### Problem to solve
Return the listing below verbatim. Pictures do not belong in the copy.

### Dataset excerpt
## start
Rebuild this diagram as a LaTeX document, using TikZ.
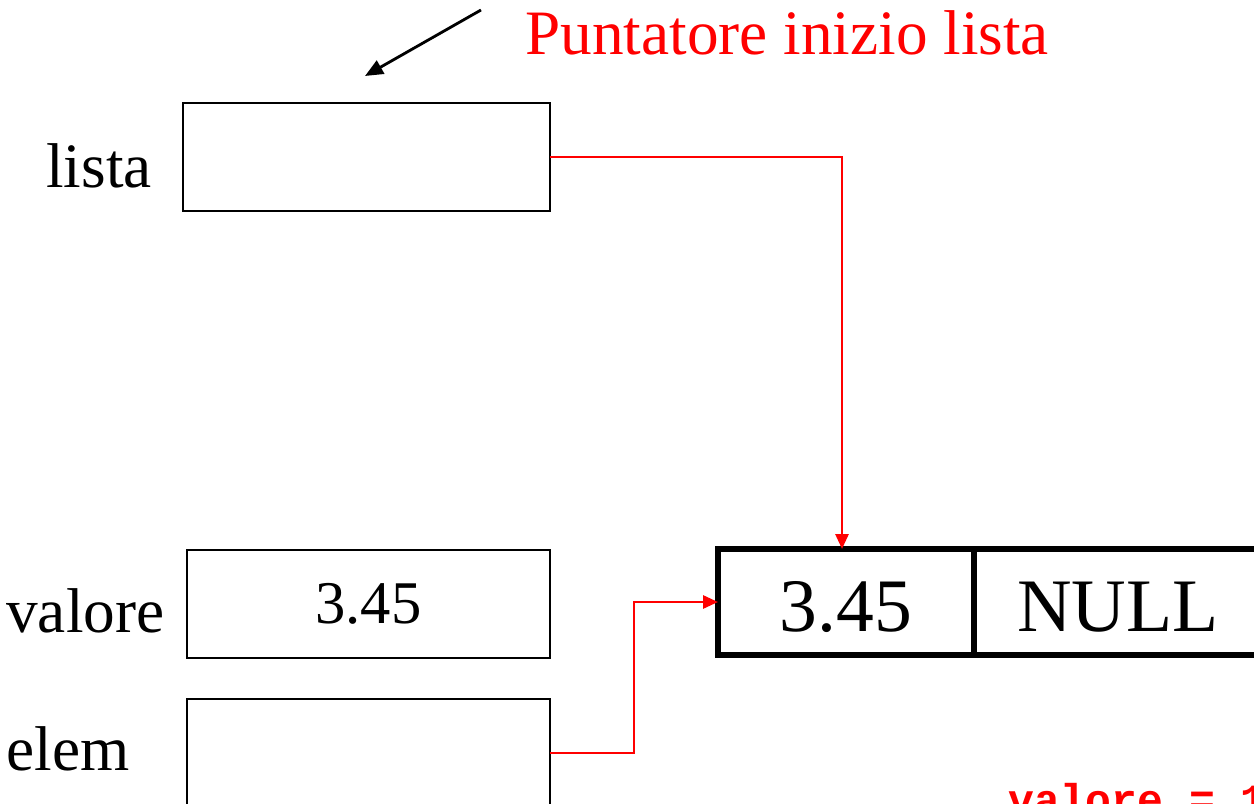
\documentclass[tikz,border=0pt]{standalone}
\usepackage{fontspec}
\setmainfont{Liberation Serif}
\setmonofont{Liberation Mono}
\usetikzlibrary{arrows.meta,positioning}

\begin{document}
\begin{tikzpicture}[x=0.02cm,y=-0.02cm,
    var/.style={draw,rectangle,line width=1.1pt,inner sep=0pt,outer sep=0pt,
      minimum height=2.16cm,font=\fontsize{34.5}{40}\selectfont},
    cella/.style={draw,rectangle,line width=3.2pt,inner sep=0pt,outer sep=0pt,
      minimum height=2.12cm,text height=1.2cm,text depth=0cm,
      font=\fontsize{43}{48}\selectfont},
    etichetta/.style={font=\fontsize{36}{42}\selectfont,inner sep=0pt},
    ptr/.style={red,line width=1.6pt,-{Triangle[length=0.3cm,width=0.26cm]}}]
    \useasboundingbox (0,0) rectangle (1254,804);
    \clip (0,0) rectangle (1254,804);

    % variabili
    \node[var,minimum width=7.34cm] (lista) at (366.5,157) {};
    \node[var,minimum width=7.26cm] (valore) at (368.5,604) {3.45};
    \node[var,minimum width=7.26cm] (elem) at (368.5,753) {};
    \node[etichetta,anchor=base east] at (152,188) {lista};
    \node[etichetta,anchor=base west] at (6,632) {valore};
    \node[etichetta,anchor=base west] at (6,770) {elem};

    % elemento della lista
    \node[cella,minimum width=5.12cm] (dato) at (846,602) {3.45};
    \node[cella,minimum width=5.76cm] (next) at (1118,602) {NULL};

    % puntatori
    \draw[ptr] (lista.east) -| ([xshift=-0.08cm]dato.north);
    \draw[ptr] (elem.east) -- ++(84,0) |- (dato.west);

    % commento
    \node[etichetta,red,anchor=base west] (nota) at (525,55) {Puntatore inizio lista};
    \coordinate (coda) at (481,10);
    \coordinate (punta) at (365,76);
    \draw[line width=1.6pt,-{Triangle[length=0.36cm,width=0.3cm]}] (coda) -- (punta);

    \node[red,anchor=base west,inner sep=0pt,font=\ttfamily\bfseries\fontsize{24.5}{28}\selectfont]
      (codice) at (1008,814) {valore = 1};
\end{tikzpicture}
\end{document}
## end
### Exercise response
Rebuild this diagram as a LaTeX document, using TikZ.
\documentclass[tikz,border=0pt]{standalone}
\usepackage{fontspec}
\setmainfont{Liberation Serif}
\setmonofont{Liberation Mono}
\usetikzlibrary{arrows.meta,positioning}

\begin{document}
\begin{tikzpicture}[x=0.02cm,y=-0.02cm,
    var/.style={draw,rectangle,line width=1.1pt,inner sep=0pt,outer sep=0pt,
      minimum height=2.16cm,font=\fontsize{34.5}{40}\selectfont},
    cella/.style={draw,rectangle,line width=3.2pt,inner sep=0pt,outer sep=0pt,
      minimum height=2.12cm,text height=1.2cm,text depth=0cm,
      font=\fontsize{43}{48}\selectfont},
    etichetta/.style={font=\fontsize{36}{42}\selectfont,inner sep=0pt},
    ptr/.style={red,line width=1.6pt,-{Triangle[length=0.3cm,width=0.26cm]}}]
    \useasboundingbox (0,0) rectangle (1254,804);
    \clip (0,0) rectangle (1254,804);

    % variabili
    \node[var,minimum width=7.34cm] (lista) at (366.5,157) {};
    \node[var,minimum width=7.26cm] (valore) at (368.5,604) {3.45};
    \node[var,minimum width=7.26cm] (elem) at (368.5,753) {};
    \node[etichetta,anchor=base east] at (152,188) {lista};
    \node[etichetta,anchor=base west] at (6,632) {valore};
    \node[etichetta,anchor=base west] at (6,770) {elem};

    % elemento della lista
    \node[cella,minimum width=5.12cm] (dato) at (846,602) {3.45};
    \node[cella,minimum width=5.76cm] (next) at (1118,602) {NULL};

    % puntatori
    \draw[ptr] (lista.east) -| ([xshift=-0.08cm]dato.north);
    \draw[ptr] (elem.east) -- ++(84,0) |- (dato.west);

    % commento
    \node[etichetta,red,anchor=base west] (nota) at (525,55) {Puntatore inizio lista};
    \coordinate (coda) at (481,10);
    \coordinate (punta) at (365,76);
    \draw[line width=1.6pt,-{Triangle[length=0.36cm,width=0.3cm]}] (coda) -- (punta);

    \node[red,anchor=base west,inner sep=0pt,font=\ttfamily\bfseries\fontsize{24.5}{28}\selectfont]
      (codice) at (1008,814) {valore = 1};
\end{tikzpicture}
\end{document}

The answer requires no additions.